Maybe I shouldn't mouth off at sensei quite so much any more... ;)
Its wiki. I'm taking that with a whole lot of salt. Maybe one of the karateka fanatics on here will know something.
You shouldn't piss of your sensei anyway.
edit; because they're usually heartless and have odd powers that make you run for long amounts of time.
Last edited by syberia; 7/25/2010 6:04am at .
Chaos? Panic?... Disorder??
.........................My work here is done.
True! Oh I would not want to actually piss him off.
Short answer: No. But that kinda depends on your definition of "do..."
Originally Posted by Evergrey
It appears every now and then in Bujinkan material, but I've never seen it done with an emphasis on traditional methods. Generally it's "Here's how to hogtie someone" for half the seminar, and then they move on to more modern methods of ad hoc restraint that probably shouldn't be discussed because the only people using them are the kinds of criminals they make movies and TV proceduals about...
There is rumor that some simple methods of tying are still taught to Japanese police, but I don't know how true that is. Also, it may appear in some koryu jujutsu syallabi, but don't make me name them off the top of my head. I'd have to dig into my notes... In any event, Hojojutsu proper is usually considered a dying art.

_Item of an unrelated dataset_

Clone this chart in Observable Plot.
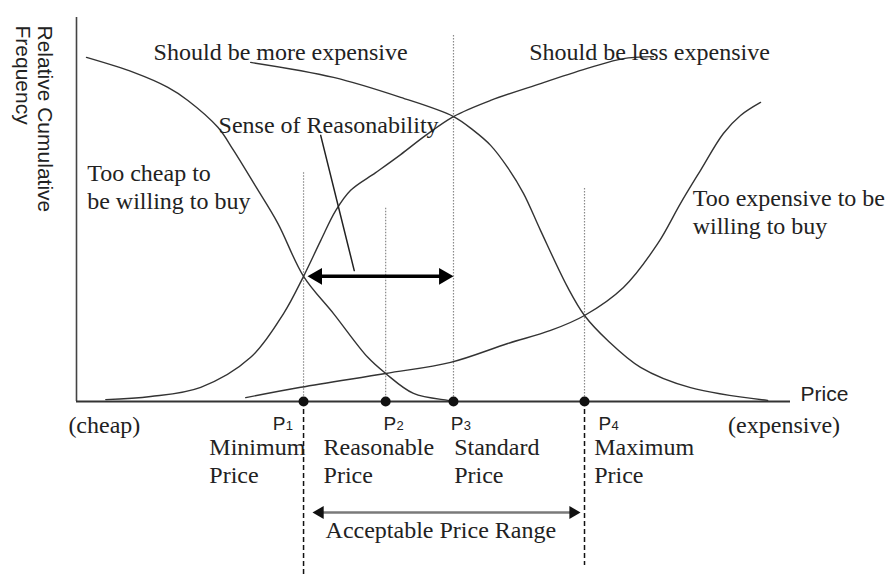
<!DOCTYPE html>
<html>
<head>
<meta charset="utf-8">
<script src="https://cdn.jsdelivr.net/npm/d3@7"></script>
<script src="https://cdn.jsdelivr.net/npm/@observablehq/plot@0.6"></script>
<style>
  html, body { margin: 0; padding: 0; background: #fff; }
  #chart svg { display: block; }
</style>
</head>
<body>
<div id="chart"></div>
<script>
// Price sensitivity meter: four cumulative response curves over price
// (price on a 0–100 scale, relative cumulative frequency in %).

const tooCheapPrice = [1.4, 8.0, 12.8, 15.6, 19.8, 22.0, 25.1, 28.2, 31.8, 36.0, 40.8, 43.3, 47.2, 52.0, 53.1];
const tooCheapFreq  = [89.6, 85.7, 81.8, 78.4, 71.4, 65.4, 56.0, 46.4, 32.6, 22.9, 11.5, 7.3, 2.1, 0.3, 0];

const moreExpPrice = [24.4, 36.0, 45.4, 52.8, 55.6, 58.0, 60.4, 62.6, 65.0, 68.8, 71.15, 74.4, 79.0, 86.0, 96.8];
const moreExpFreq  = [88.3, 84.4, 79.2, 74.2, 70.6, 66.7, 60.9, 54.2, 44.5, 29.7, 22.4, 15.9, 8.9, 3.6, 0.3];

const lessExpPrice = [4.1, 10.4, 17.4, 24.4, 29.0, 31.8, 34.2, 36.3, 38.4, 41.9, 45.4, 48.9, 52.8, 58.0, 65.0, 72.0, 76.6, 80.8];
const lessExpFreq  = [0.5, 1.3, 3.7, 11.5, 22.9, 32.6, 41.9, 49.7, 55.0, 59.6, 64.3, 69.3, 74.2, 78.4, 82.8, 87.0, 89.3, 89.8];

const tooExpPrice = [23.7, 31.4, 43.3, 52.4, 60.4, 66.4, 71.15, 76.6, 81.4, 84.6, 87.4, 90.6, 93.0, 95.8];
const tooExpFreq  = [1.0, 3.7, 7.3, 10.2, 15.1, 18.5, 22.4, 29.7, 41.1, 51.6, 60.2, 69.8, 74.5, 77.9];

// Intersection prices P1..P4 and their captions
const pointSub      = ["1", "2", "3", "4"];
const pointPrices   = [31.8, 43.3, 52.8, 71.15];
const pointCaptions = ["Minimum\nPrice", "Reasonable\nPrice", "Standard\nPrice", "Maximum\nPrice"];
const guideTops     = [59.6, 50.3, 95.3, 55.5];     // dotted guide heights (%)
const pLabelPrice   = [27.5, 43.0, 52.4, 73.1];     // "P" label anchors
const captionPrice  = [18.6, 34.6, 52.9, 72.5];     // caption anchors
const dashedEnds    = [-45.1, -42.7];               // dashed P1 / P4 extensions below the axis

// Curve names and their anchors
const curveLabelText  = ["Should be more expensive", "Should be less expensive", "Sense of Reasonability",
                         "Too cheap to\nbe willing to buy", "Too expensive to be\nwilling to buy"];
const curveLabelPrice = [10.8, 63.4, 19.9, 1.5, 86.3];
const curveLabelFreq  = [94.0, 94.0, 75.0, 62.5, 56.0];

// Pointer from "Sense of Reasonability" to the P1–P3 span
const pointerPrice = [34.2, 38.9];
const pointerFreq  = [69.3, 34.1];

const endLabels      = ["(cheap)", "(expensive)"];
const endLabelPrice  = [3.9, 99.1];
const endLabelFreq   = -3.65;
const rangeLabelText = "Acceptable Price Range";
const rangeArrowFreq = -28.9;
const rangeLabelFreq = -31.0;
const yTitle = "Relative Cumulative\nFrequency";
const xTitle = "Price";

const serif = "'Liberation Serif', 'Times New Roman', serif";
const sans  = "'Liberation Sans', Arial, sans-serif";

const toRows = (name, xs, ys) => xs.map((x, i) => ({curve: name, price: x, freq: ys[i]}));
const curves = [
  ...toRows("tooCheap", tooCheapPrice, tooCheapFreq),
  ...toRows("moreExpensive", moreExpPrice, moreExpFreq),
  ...toRows("lessExpensive", lessExpPrice, lessExpFreq),
  ...toRows("tooExpensive", tooExpPrice, tooExpFreq)
];
const idx = pointPrices.map((_, i) => i);
const p1Freq = tooCheapFreq[tooCheapPrice.indexOf(31.8)];
const reason = [{x1: pointPrices[0], x2: pointPrices[2], y: p1Freq}];
const range = [{x1: pointPrices[0], x2: pointPrices[3], y: rangeArrowFreq}];

const chart = Plot.plot({
  width: 894,
  height: 574,
  marginLeft: 76,
  marginRight: 104,
  marginTop: 17,
  marginBottom: 173,
  x: {domain: [0, 100], axis: null},
  y: {domain: [0, 100], axis: null},
  style: {background: "#fff", color: "#222"},
  marks: [
    // dotted guides from each intersection down to the axis
    Plot.ruleX(idx, {x: i => pointPrices[i], y1: i => guideTops[i], y2: 0,
      stroke: "#8a8a8a", strokeWidth: 1.2, strokeDasharray: "1.5 1.5"}),
    // dashed bounds of the acceptable range
    Plot.ruleX([0, 3], {x: i => pointPrices[i], y1: 0, y2: (i, k) => dashedEnds[k],
      stroke: "#111", strokeWidth: 1.5, strokeDasharray: "5 3"}),
    // axes
    Plot.ruleX([0], {y1: 0, y2: 100, stroke: "#444", strokeWidth: 1.6}),
    Plot.ruleY([0], {x1: 0, x2: 100, stroke: "#333", strokeWidth: 1.8}),
    // the four response curves
    Plot.line(curves, {x: "price", y: "freq", z: "curve", curve: "catmull-rom",
      stroke: "#333", strokeWidth: 1.4}),
    // pointer line
    Plot.line(pointerPrice.map((p, i) => ({price: p, freq: pointerFreq[i]})),
      {x: "price", y: "freq", stroke: "#222", strokeWidth: 1.5}),
    // sense-of-reasonability double arrow (P1 to P3)
    Plot.ruleY(reason, {x1: "x1", x2: "x2", y: "y", stroke: "#000", strokeWidth: 3.5,
      insetLeft: 12, insetRight: 10}),
    Plot.dot(reason, {x: "x2", y: "y", symbol: "triangle", r: 6.2, rotate: 90, dx: -9.6, fill: "#000", stroke: "none"}),
    Plot.dot(reason, {x: "x1", y: "y", symbol: "triangle", r: 6.2, rotate: -90, dx: 13.6, fill: "#000", stroke: "none"}),
    // acceptable price range arrow (P1 to P4)
    Plot.ruleY(range, {x1: "x1", x2: "x2", y: "y", stroke: "#7a7a7a", strokeWidth: 2.6,
      insetLeft: 14, insetRight: 9}),
    Plot.dot(range, {x: "x2", y: "y", symbol: "triangle", r: 4.8, rotate: 90, dx: -11.4, fill: "#111", stroke: "none"}),
    Plot.dot(range, {x: "x1", y: "y", symbol: "triangle", r: 4.8, rotate: -90, dx: 16.4, fill: "#111", stroke: "none"}),
    // intersection points on the price axis
    Plot.dot(pointPrices, {x: d => d, y: 0, r: 5, fill: "#111", stroke: "none"}),
    // curve names
    Plot.text(idx.concat([4]), {x: i => curveLabelPrice[i], y: i => curveLabelFreq[i], text: i => curveLabelText[i],
      textAnchor: "start", lineAnchor: "top", lineHeight: 1.15, fontFamily: serif, fontSize: 24, fill: "#222"}),
    // P labels with subscripts
    Plot.text(idx, {x: i => pLabelPrice[i], y: -4.0, text: () => "P", textAnchor: "start", lineAnchor: "top",
      fontFamily: sans, fontSize: 19, fill: "#222"}),
    Plot.text(idx, {x: i => pLabelPrice[i], y: -4.0, text: i => pointSub[i], textAnchor: "start", lineAnchor: "top",
      dx: 13, dy: 4, fontFamily: sans, fontSize: 13, fill: "#222"}),
    // captions under the points
    Plot.text(idx, {x: i => captionPrice[i], y: -8.85, text: i => pointCaptions[i], textAnchor: "start",
      lineAnchor: "top", lineHeight: 1.17, fontFamily: serif, fontSize: 24, fill: "#222"}),
    // cheap / expensive ends
    Plot.text(endLabels, {x: (d, i) => endLabelPrice[i], y: endLabelFreq, text: d => d, textAnchor: "middle",
      lineAnchor: "top", fontFamily: serif, fontSize: 24, fill: "#222"}),
    Plot.text([rangeLabelText], {x: pointPrices[0], y: rangeLabelFreq, text: d => d, textAnchor: "start",
      lineAnchor: "top", dx: 22, fontFamily: serif, fontSize: 24, fill: "#222"}),
    // axis titles
    Plot.text([xTitle], {x: 100, y: 0, text: d => d, textAnchor: "start", lineAnchor: "middle",
      dx: 10, dy: -7, fontFamily: sans, fontSize: 21, fill: "#222"}),
    Plot.text([yTitle], {frameAnchor: "top-left", text: d => d, rotate: 90, textAnchor: "start", lineAnchor: "top",
      lineHeight: 1.05, dx: -23, dy: 8, fontFamily: sans, fontSize: 21, fill: "#222"})
  ]
});

document.getElementById("chart").appendChild(chart);
</script>
</body>
</html>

On the other hand, a few minutes with google and "hojojutsu" will inevitably lead you into some very kinky websites about a related Japanese S&M method.
But I suspect you may get some other posters all too willing to explain more about that to you.

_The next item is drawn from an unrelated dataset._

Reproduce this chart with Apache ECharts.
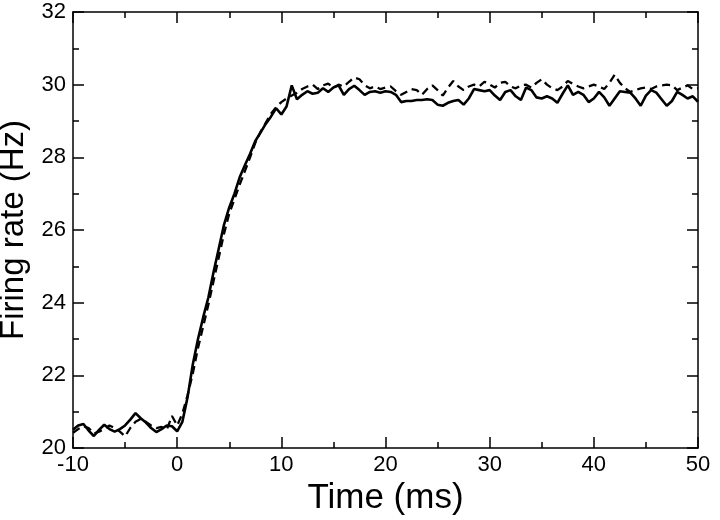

Thank you! That was edifying.
Oh, I'm familiar with shibari. :ohyeah:
I try to be helpful.
Unfortunatly, when the answer involves Booj, I'm not sure how helpful it really is...
You are not alone!
Donn Draeger did a wonderful three volume set on the progressive development of Japanese martial arts. The modern cognate of Hojo-jutsu was practiced into the 1960's by the Japanese National Police, and was used for prisoner control.
I suggest actually buying Mr. Draeger's series on the martial arts and ways of Japan. Volume One is how things got started as combat skills, bujutsu, and has great definitional structure. Volume Two is on the modification of traditional military skills into a path of personal development, known under the umbrella category of budo. And Volume Three is on the modern cognates of both the schools of traditional military skills, and the schools of budo.
If people really "got" his three volumes into their heads, and clarified on the historical development, the societal changes that were taking place, and the definitions he translates, so much confusion and so much "what it means to me" writing would be eliminated. Some of this will always be there, but a lot of the figurative smoke and lost years in error would be reduced, allowing more people to move toward strength of action and development.
Thanks, I'll take a look sometime!
One Newbietown thread per member please. This thread should have been started in the Japanese Martial Arts forum.
Oh, sorry! Should I repost it or have it moved somehow?